Let us denote the addition in $$\mathbb{Z}_n$$ by $$*$$. If $$\varphi(a)= r_1$$ and $$\varphi(b) = r_2$$, then as you have noticed $$a=nq_1+r_1$$ and $$b=nq_2+r_2,$$ where $$0\leq r_1, r_2 \leq n-1$$. From the above two, $$a+b = n(q_1+q_2) +r_1+r_2.$$ If $$r_1+r_2 , then $$\varphi(a+b) = r_1+r_2 = r_1*r_2= \varphi(a)*\varphi(b)$$.

If $$r_1+r_2\geq n$$, then $$(r_1+r_2) -n < n$$, by the conditions of $$r_1$$ and $$r_2$$. Hence, $$a+b= n(q_1+q_2+1) +(r_2+r_2-n).$$ This implies that $$\varphi(a+b) = r_1+r_2-n = r_1*r_2= \varphi(a) * \varphi(b)$$.

You want to prove the following theorem:

Let $$n$$ be a positive integer. Then for all $$m \in \mathbb{Z}$$, there exists a unique $$j$$ such that $$0 \leq j < n$$ and $$m \equiv j \mod n$$.

We can then define $$\phi(m)$$ to be the $$j$$ mentioned above.

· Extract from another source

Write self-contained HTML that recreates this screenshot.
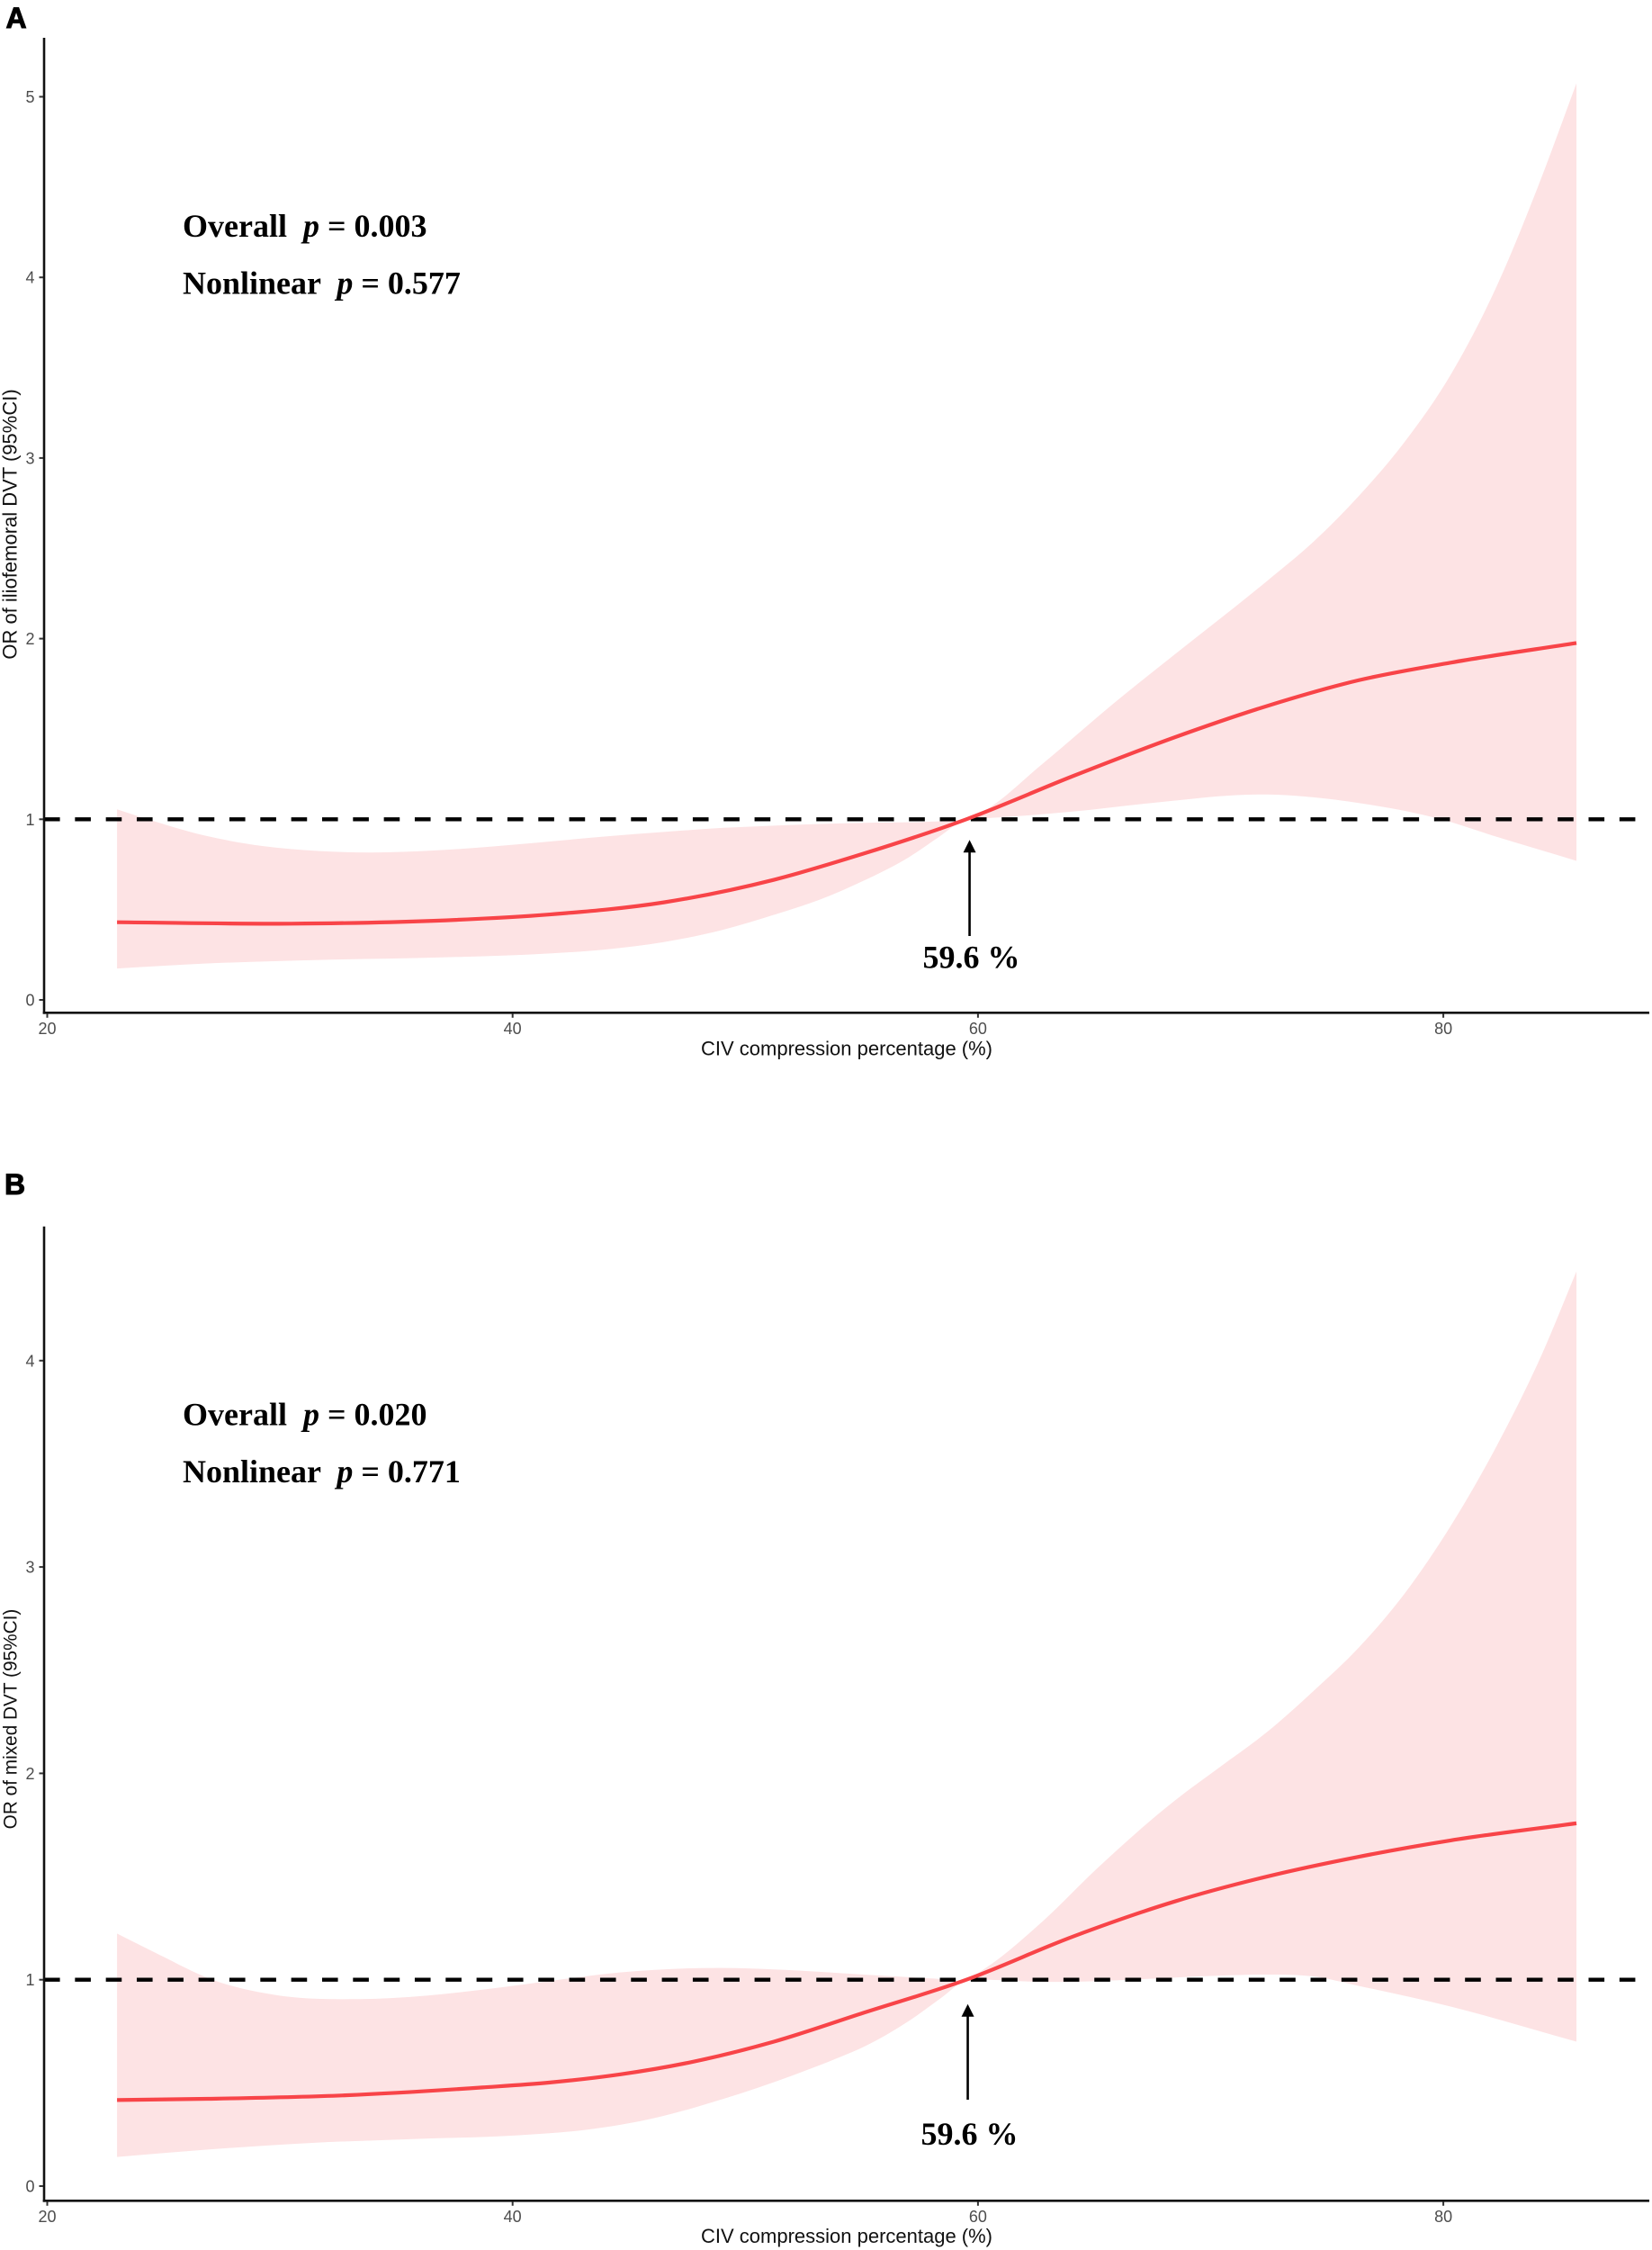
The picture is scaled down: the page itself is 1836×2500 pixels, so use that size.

Note that $$\phi(m) \equiv m \mod n$$. In fact, $$\phi(m)$$ is the unique element of $$\mathbb{Z}_n$$ such that $$\phi(m) \equiv m \mod n$$. To speak even more strongly, note that $$\phi : \mathbb{Z} \to \mathbb{Z}_n$$ is a surjection (since for all $$m \in \mathbb{Z}_n$$, we have $$\phi(m) = m$$), and that $$\phi(a) = \phi(b)$$ iff $$a \equiv b \mod n$$.

Armed with this knowledge, we define the $$+$$ operator on $$\mathbb{Z}_n$$ by $$a + b = \phi(a + b)$$, where the latter $$+$$ is the $$\mathbb{Z}$$ $$+$$ operator.

We wish to show that $$\phi(a + b) = \phi(a) + \phi(b)$$, the latter $$+$$ being taken in $$\mathbb{Z}_n$$. In other words, we wish to show that $$\phi(a + b) = \phi(\phi(a) + \phi(b))$$. To do so, it suffices to show that $$a + b \equiv \phi(a) + \phi(b) \mod n$$.

Of course, this is trivial. For we can take $$k_a$$ such that $$a = k_a n + \phi(a)$$, $$k_b$$ such that $$b = k_b n + \phi(b)$$. Then $$a + b = (k_a + k_b) n + \phi(a) + \phi(b)$$. Then $$a + b \equiv \phi(a) + \phi(b) \mod n$$.